<<<<
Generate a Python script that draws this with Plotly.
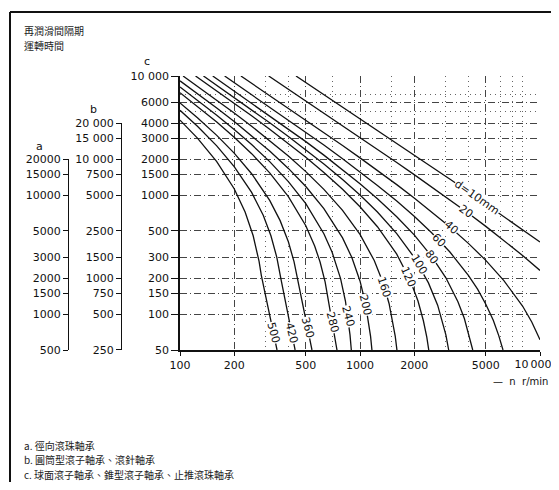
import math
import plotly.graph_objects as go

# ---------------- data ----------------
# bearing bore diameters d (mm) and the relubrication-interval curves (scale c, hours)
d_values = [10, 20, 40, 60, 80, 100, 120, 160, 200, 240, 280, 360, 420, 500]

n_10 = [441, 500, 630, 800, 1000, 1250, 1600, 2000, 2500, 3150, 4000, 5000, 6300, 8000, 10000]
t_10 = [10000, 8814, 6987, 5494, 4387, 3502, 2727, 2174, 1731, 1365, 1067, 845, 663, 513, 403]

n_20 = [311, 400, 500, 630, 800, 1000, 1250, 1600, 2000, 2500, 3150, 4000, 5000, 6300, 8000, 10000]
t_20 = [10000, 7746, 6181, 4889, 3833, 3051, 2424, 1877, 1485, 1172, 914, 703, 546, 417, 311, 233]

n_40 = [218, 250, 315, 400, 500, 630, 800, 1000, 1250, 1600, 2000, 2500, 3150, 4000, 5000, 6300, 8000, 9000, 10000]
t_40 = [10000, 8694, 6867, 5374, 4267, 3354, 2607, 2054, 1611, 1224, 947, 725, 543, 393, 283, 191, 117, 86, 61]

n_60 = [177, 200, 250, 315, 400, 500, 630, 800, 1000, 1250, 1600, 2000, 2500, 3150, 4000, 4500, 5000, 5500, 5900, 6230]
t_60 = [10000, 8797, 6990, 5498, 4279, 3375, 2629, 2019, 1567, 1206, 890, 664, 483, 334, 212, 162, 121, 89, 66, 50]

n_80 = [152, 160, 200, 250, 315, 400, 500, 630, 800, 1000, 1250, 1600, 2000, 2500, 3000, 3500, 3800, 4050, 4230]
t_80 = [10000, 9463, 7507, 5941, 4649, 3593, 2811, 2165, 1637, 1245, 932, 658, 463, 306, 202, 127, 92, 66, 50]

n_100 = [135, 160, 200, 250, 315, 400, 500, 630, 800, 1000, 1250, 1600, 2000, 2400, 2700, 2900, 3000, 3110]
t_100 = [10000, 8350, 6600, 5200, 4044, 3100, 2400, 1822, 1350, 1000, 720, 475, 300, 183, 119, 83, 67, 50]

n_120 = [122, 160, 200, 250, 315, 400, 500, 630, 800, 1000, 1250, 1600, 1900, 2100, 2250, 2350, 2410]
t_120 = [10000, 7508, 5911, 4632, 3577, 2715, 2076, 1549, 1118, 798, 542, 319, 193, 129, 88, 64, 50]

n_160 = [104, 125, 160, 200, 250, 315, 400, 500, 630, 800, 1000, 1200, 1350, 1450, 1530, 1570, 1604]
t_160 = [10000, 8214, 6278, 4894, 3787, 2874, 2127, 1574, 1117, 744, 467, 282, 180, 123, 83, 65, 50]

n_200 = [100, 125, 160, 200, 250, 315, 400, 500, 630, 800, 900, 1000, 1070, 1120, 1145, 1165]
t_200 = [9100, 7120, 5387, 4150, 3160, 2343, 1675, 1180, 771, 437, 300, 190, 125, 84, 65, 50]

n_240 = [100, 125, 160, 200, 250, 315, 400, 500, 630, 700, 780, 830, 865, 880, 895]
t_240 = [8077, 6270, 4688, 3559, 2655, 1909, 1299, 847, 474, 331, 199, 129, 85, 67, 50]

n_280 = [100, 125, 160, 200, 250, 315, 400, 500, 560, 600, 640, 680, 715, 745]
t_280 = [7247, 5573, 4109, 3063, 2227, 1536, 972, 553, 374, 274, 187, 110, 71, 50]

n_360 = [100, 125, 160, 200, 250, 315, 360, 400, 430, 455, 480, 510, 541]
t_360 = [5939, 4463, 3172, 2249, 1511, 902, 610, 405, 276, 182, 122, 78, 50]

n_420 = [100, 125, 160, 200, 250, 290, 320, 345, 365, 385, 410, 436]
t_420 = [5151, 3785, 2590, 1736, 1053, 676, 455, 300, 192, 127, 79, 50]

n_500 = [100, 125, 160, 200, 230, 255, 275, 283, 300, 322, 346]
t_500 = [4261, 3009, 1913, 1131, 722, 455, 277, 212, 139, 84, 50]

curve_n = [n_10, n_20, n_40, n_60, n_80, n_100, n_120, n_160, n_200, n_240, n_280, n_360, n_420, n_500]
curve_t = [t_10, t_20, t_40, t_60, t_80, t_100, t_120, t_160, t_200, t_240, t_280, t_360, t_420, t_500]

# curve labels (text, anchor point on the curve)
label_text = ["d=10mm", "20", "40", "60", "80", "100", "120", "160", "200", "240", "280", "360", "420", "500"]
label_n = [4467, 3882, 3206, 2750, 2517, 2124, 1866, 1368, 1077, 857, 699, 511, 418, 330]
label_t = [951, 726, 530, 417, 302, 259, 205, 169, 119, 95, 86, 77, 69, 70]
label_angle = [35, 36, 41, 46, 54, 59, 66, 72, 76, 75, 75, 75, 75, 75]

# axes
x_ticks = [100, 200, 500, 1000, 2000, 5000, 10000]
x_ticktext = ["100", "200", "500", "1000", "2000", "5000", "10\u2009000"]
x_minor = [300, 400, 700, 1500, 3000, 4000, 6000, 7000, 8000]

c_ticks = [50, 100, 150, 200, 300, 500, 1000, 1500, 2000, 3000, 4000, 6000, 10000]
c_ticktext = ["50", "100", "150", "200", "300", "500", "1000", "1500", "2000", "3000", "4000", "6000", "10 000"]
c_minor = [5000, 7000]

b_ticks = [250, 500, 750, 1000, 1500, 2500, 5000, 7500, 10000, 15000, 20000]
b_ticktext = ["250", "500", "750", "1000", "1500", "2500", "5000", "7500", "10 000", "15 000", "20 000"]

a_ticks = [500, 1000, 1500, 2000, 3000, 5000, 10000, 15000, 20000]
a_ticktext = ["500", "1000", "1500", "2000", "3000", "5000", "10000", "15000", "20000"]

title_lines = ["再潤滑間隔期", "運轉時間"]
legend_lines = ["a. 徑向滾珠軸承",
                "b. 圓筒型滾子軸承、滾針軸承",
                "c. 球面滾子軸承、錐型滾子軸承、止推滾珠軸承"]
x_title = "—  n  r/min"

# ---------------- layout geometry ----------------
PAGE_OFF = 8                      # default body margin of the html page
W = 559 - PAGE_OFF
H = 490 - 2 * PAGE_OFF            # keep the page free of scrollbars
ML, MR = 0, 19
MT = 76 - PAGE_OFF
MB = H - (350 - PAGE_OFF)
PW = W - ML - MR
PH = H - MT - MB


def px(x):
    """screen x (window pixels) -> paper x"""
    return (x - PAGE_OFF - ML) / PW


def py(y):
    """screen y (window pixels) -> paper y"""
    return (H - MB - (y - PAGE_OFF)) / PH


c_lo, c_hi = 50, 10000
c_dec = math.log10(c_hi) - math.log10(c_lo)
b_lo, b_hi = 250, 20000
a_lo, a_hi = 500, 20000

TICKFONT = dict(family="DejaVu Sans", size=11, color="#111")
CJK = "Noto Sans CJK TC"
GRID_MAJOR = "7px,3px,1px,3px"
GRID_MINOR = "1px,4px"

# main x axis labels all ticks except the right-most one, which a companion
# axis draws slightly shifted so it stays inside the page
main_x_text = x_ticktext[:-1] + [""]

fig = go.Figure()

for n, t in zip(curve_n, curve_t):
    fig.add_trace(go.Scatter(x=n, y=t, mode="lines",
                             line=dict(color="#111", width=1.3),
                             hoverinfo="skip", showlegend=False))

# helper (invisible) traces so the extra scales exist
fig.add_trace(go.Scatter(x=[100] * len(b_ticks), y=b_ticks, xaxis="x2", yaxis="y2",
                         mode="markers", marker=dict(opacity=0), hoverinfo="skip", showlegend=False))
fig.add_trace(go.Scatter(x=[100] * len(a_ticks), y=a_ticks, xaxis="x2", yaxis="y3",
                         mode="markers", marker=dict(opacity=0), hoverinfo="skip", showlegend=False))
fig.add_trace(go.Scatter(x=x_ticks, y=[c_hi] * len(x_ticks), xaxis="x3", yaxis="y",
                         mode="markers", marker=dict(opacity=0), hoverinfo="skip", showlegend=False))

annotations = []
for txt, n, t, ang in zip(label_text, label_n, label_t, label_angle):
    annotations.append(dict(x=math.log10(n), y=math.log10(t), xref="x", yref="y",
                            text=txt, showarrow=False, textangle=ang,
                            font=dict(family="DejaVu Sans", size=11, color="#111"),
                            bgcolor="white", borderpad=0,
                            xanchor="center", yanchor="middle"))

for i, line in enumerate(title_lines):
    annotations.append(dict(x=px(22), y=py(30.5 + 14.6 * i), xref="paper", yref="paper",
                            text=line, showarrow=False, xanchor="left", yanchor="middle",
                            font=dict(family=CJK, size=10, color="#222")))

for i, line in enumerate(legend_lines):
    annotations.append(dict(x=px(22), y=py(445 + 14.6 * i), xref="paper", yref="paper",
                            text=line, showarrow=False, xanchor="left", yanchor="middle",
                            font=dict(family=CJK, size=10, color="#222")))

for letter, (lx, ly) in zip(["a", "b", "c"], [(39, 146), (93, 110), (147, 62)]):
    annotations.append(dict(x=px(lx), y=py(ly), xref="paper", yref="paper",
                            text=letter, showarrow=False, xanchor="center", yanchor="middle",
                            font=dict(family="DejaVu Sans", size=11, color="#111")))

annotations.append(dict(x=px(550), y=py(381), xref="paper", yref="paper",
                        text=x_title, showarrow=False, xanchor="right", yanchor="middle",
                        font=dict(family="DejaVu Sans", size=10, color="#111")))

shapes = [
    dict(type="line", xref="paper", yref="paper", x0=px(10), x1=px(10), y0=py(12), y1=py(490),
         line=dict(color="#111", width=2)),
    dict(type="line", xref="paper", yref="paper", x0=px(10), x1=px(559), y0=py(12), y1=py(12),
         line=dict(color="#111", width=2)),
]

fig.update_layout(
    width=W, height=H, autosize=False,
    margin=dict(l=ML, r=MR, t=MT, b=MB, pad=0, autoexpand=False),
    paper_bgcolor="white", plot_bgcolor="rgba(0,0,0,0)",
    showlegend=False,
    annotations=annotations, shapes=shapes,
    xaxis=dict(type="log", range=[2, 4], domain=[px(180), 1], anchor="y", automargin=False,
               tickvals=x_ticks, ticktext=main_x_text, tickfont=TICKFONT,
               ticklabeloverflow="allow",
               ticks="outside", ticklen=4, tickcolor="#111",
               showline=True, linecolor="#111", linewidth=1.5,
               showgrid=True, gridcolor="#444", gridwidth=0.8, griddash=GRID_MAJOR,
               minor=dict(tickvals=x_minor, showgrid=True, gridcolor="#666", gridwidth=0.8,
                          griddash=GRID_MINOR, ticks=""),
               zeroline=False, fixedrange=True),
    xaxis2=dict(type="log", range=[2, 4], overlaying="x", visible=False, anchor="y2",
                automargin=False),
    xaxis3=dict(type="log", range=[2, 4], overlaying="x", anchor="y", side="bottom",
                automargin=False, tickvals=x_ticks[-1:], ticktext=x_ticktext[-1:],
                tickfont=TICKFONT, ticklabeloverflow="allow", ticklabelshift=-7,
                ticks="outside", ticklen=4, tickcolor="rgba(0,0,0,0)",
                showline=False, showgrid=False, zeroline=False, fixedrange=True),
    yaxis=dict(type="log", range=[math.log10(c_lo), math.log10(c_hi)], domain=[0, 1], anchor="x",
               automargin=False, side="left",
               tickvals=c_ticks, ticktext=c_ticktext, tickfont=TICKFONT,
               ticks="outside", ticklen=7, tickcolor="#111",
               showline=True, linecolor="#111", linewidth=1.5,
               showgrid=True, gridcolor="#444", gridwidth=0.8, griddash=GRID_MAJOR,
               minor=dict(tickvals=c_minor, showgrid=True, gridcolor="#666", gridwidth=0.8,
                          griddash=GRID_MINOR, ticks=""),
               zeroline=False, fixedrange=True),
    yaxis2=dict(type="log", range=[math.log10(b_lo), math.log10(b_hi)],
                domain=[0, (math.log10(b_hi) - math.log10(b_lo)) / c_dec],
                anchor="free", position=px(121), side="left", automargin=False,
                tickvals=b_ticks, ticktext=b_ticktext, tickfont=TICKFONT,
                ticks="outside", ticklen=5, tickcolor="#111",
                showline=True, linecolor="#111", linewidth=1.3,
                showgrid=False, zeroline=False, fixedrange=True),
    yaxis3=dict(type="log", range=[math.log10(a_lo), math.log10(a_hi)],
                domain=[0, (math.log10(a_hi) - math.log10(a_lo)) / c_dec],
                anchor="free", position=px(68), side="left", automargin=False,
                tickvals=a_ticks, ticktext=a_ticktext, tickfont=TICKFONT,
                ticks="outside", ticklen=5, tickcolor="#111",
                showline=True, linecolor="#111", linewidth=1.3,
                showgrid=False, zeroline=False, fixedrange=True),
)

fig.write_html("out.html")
>>>>
#### WHAT THE EXERCISE ASKS:
Every line from the start of the listing above through the line with "417, 311, 233]" should be repeated exactly; skip the pictures and add nothing else.

#### OUTPUT FOR THIS EXERCISE:
Generate a Python script that draws this with Plotly.
import math
import plotly.graph_objects as go

# ---------------- data ----------------
# bearing bore diameters d (mm) and the relubrication-interval curves (scale c, hours)
d_values = [10, 20, 40, 60, 80, 100, 120, 160, 200, 240, 280, 360, 420, 500]

n_10 = [441, 500, 630, 800, 1000, 1250, 1600, 2000, 2500, 3150, 4000, 5000, 6300, 8000, 10000]
t_10 = [10000, 8814, 6987, 5494, 4387, 3502, 2727, 2174, 1731, 1365, 1067, 845, 663, 513, 403]

n_20 = [311, 400, 500, 630, 800, 1000, 1250, 1600, 2000, 2500, 3150, 4000, 5000, 6300, 8000, 10000]
t_20 = [10000, 7746, 6181, 4889, 3833, 3051, 2424, 1877, 1485, 1172, 914, 703, 546, 417, 311, 233]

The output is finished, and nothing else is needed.